Know what’s good about having severe morning sickness (also known as hyperemesis of pregnancy)?
NOTHING. Nothing’s good about it. Yes, the baby part is good, but it’s hard to think of that when your head’s married to your toilet bowl and the mere smell of your favorite foods makes you want to punch a baby seal.
Aside from sleeping it off, about the only thing that makes it better is complaining about it, which no pregnant woman with severe morning sickness should ever apologize for — EVER. If you feel like a fried piece of poop on a stick, ladies, it is your God-given right to bitch and moan about it till the cows come home, and it is everyone else’s God-given duty to listen to it.
I truly appreciate the advice people give for trying to cope with the horror of it all, especially when it first settles in and you’re desperate for some secret relief potion that’s somehow miraculously escaped Google’s reach, but after a while, Pregnant Morning Sickness Victim has tried it all to no avail, and the only thing that can make it better is the recognition from family and friends that her state of affairs really fucking sucks.
As a sufferer of severe morning sickness myself, I present you with things you should NOT say to a woman suffering through it (after her initial complaints and/or pleas for a remedy).
Place saltines at your bedside and eat when nausea hits. Saltines are about as effective at curing severe morning sickness as Tylenol is at acting as an analgesic following major surgery to the abdominal cavity. They might work for mild nausea, but the mere thought of their cardboard taste and even worse cardboard smell sends me into fits of unstoppable dry heaving.
Have you tried ginger? Ginger ale, ginger tea, ginger snaps, ginger candy — yes, we’ve tried ginger. We’ve stopped just short of rubbing ginger spice into our eyeballs and nostrils. It’s now taking up space in the pantry, right next to the saltines.
Take some vitamin B6. Should we do that before or after washing our saltines down with ginger ale?
Don’t eat three big meals. Instead, eat several small meals throughout the day. I would kill to be able to ingest any meal, big or small, without retching it up along with a kidney.
The baby you get at the end is well worth it. True, the baby will be well worth it, but would you say to a prisoner of war suffering through unspeakable torture that their legacy as a hero and a patriot is well worth getting their eyeballs twisted out by an electric screwdriver? I should hope not.
I’m a man and I think… Just stop right there, man. If you don’t have a uterus or a space where one once resided, you don’t get to talk.
I can’t imagine how terrible that is; I never had morning sickness. Fuck you very much.
What should you say, then? I’m not going to speak for every pregnant woman in misery, but these will at least work for the really sarcastic and cynical ones like me.

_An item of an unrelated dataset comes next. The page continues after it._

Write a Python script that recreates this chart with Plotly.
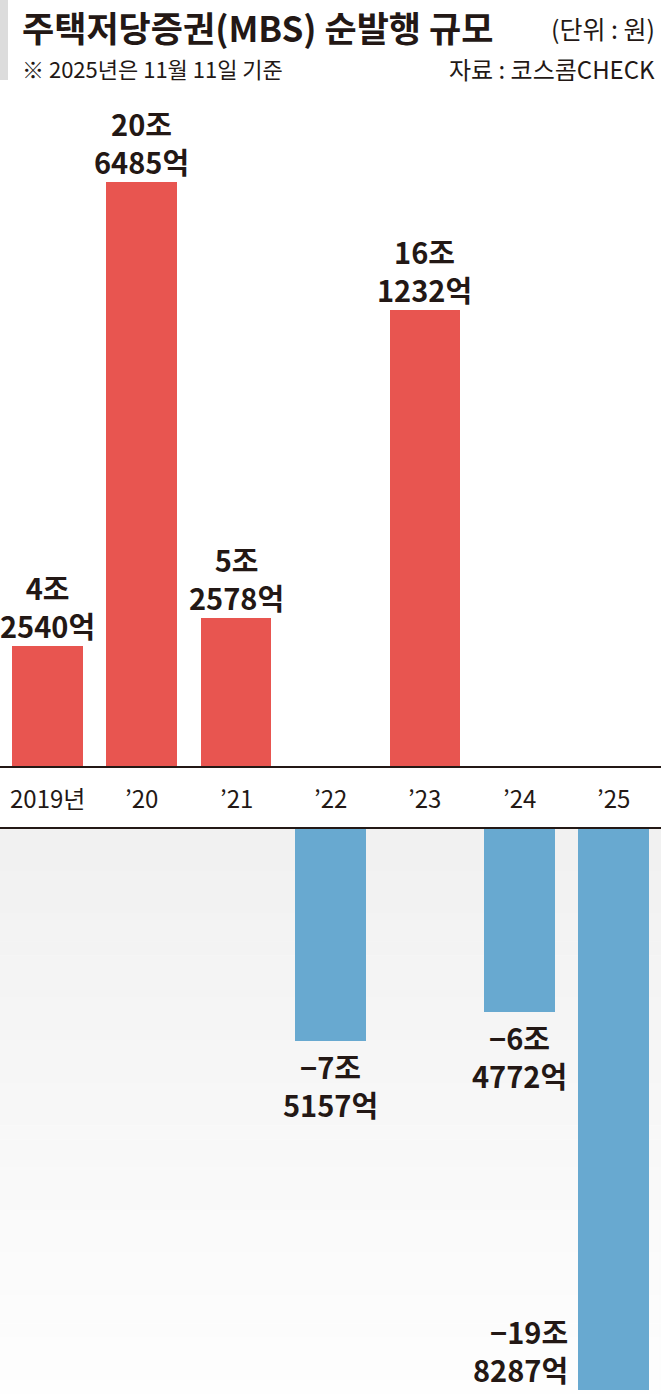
import plotly.graph_objects as go
from plotly.subplots import make_subplots

# 주택저당증권(MBS) 순발행 규모 (단위: 조원)
years = ["2019년", "’20", "’21", "’22", "’23", "’24", "’25"]
values = [4.2540, 20.6485, 5.2578, -7.5157, 16.1232, -6.4772, -19.8287]
labels = ["4조<br>2540억", "20조<br>6485억", "5조<br>2578억", "−7조<br>5157억",
          "16조<br>1232억", "−6조<br>4772억", "−19조<br>8287억"]

W, H = 661, 1394
FONT = "Noto Sans CJK KR"
INK = "#231815"
RED = "#e85550"
BLUE = "#68a9d0"

base_top = 767      # px, baseline of positive bars
base_bot = 828      # px, baseline of negative bars
top_px = 100        # px, top of upper plot area
scale = 28.33       # px per 1조


def py(p):
    return 1 - p / H


pos = [v if v > 0 else None for v in values]
neg = [v if v < 0 else None for v in values]

fig = make_subplots(rows=2, cols=1, shared_xaxes=False, vertical_spacing=0)

fig.add_trace(go.Bar(x=years, y=pos, marker_color=RED, width=0.75,
                     marker_line_width=0, hoverinfo="skip"), row=1, col=1)
fig.add_trace(go.Bar(x=years, y=neg, marker_color=BLUE, width=0.75,
                     marker_line_width=0, hoverinfo="skip"), row=2, col=1)

shapes = []
# gradient background under the lower baseline
n = 40
band = (H - base_bot) / n
for i in range(n):
    c = int(241 + (254 - 241) * i / (n - 1))
    shapes.append(dict(type="rect", xref="paper", yref="paper", x0=0, x1=1,
                       y0=py(base_bot + band * (i + 1) + 0.5), y1=py(base_bot + band * i),
                       fillcolor=f"rgb({c},{c},{c})", line_width=0, layer="below"))
# axis lines
for p in (base_top, base_bot):
    shapes.append(dict(type="line", xref="paper", yref="paper", x0=0, x1=1,
                       y0=py(p), y1=py(p), line=dict(color=INK, width=2.2)))
# grey mark beside title
shapes.append(dict(type="rect", xref="paper", yref="paper", x0=0, x1=8 / W,
                   y0=py(80), y1=1, fillcolor="#dcdcdc", line_width=0))

ann = []
ann.append(dict(x=20 / W, y=py(26), xref="paper", yref="paper", xanchor="left",
                yanchor="middle", showarrow=False,
                text="<b>주택저당증권(MBS) 순발행 규모</b>",
                font=dict(family=FONT, size=35, color=INK)))
ann.append(dict(x=657 / W, y=py(28), xref="paper", yref="paper", xanchor="right",
                yanchor="middle", showarrow=False, text="(단위 : 원)",
                font=dict(family=FONT, size=25, color=INK)))
ann.append(dict(x=20 / W, y=py(68), xref="paper", yref="paper", xanchor="left",
                yanchor="middle", showarrow=False, text="※ 2025년은 11월 11일 기준",
                font=dict(family=FONT, size=22, color=INK)))
ann.append(dict(x=657 / W, y=py(68), xref="paper", yref="paper", xanchor="right",
                yanchor="middle", showarrow=False, text="자료 : 코스콤CHECK",
                font=dict(family=FONT, size=24, color=INK)))

for yr in years:
    ann.append(dict(x=yr, y=py(797), xref="x", yref="paper", yanchor="middle",
                    showarrow=False, text=yr,
                    font=dict(family=FONT, size=24, color=INK)))

for i, (yr, v, t) in enumerate(zip(years, values, labels)):
    f = dict(family=FONT, size=29, color=INK, weight="bold")
    if v > 0:
        ann.append(dict(x=yr, y=v, xref="x", yref="y", yanchor="bottom", yshift=-2,
                        showarrow=False, text=t, font=f))
    elif i == len(values) - 1:
        ann.append(dict(x=yr, y=v, xref="x2", yref="y2", xanchor="right", align="right",
                        yanchor="bottom", xshift=-44, yshift=-2,
                        showarrow=False, text=t, font=f))
    else:
        ann.append(dict(x=yr, y=v, xref="x2", yref="y2", yanchor="top", yshift=-2,
                        showarrow=False, text=t, font=f))

fig.update_layout(
    width=W, height=H,
    margin=dict(l=0, r=0, t=0, b=0),
    paper_bgcolor="white", plot_bgcolor="rgba(0,0,0,0)",
    showlegend=False, bargap=0,
    shapes=shapes, annotations=ann,
    xaxis=dict(domain=[0, 1], range=[-0.5, 6.5], visible=False),
    xaxis2=dict(domain=[0, 1], range=[-0.5, 6.5], visible=False),
    yaxis=dict(domain=[py(base_top), py(top_px)],
               range=[0, (base_top - top_px) / scale], visible=False),
    yaxis2=dict(domain=[0, py(base_bot)],
                range=[-(H - base_bot) / scale, 0], visible=False),
)

# remove the default page margin so the figure fills the window exactly
fig.write_html("out.html", config={"displayModeBar": False},
               post_script="document.body.style.margin='0';")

That sucks and I’m sorry. It does suck. Hard. Thank you so much for just saying that out loud with me.
I hope you feel better soon. Me too. Thanks for hearing me.
I can’t wait until you feel better, because downing an entire box of Franzia solo ain’t easy. I hear that. I’ll be back on the Alcohol Train before you know it.
Sorry about your severe sperm infection. A friend from work actually told colleagues that this was the problem when they asked about my ailment. BEST. RESPONSE. EVER.
Of course, the best way to interact with a pregnant woman suffering from a severe bout of morning sickness is to agree with everything she says and stay the hell out of her way. Your face can thank me later.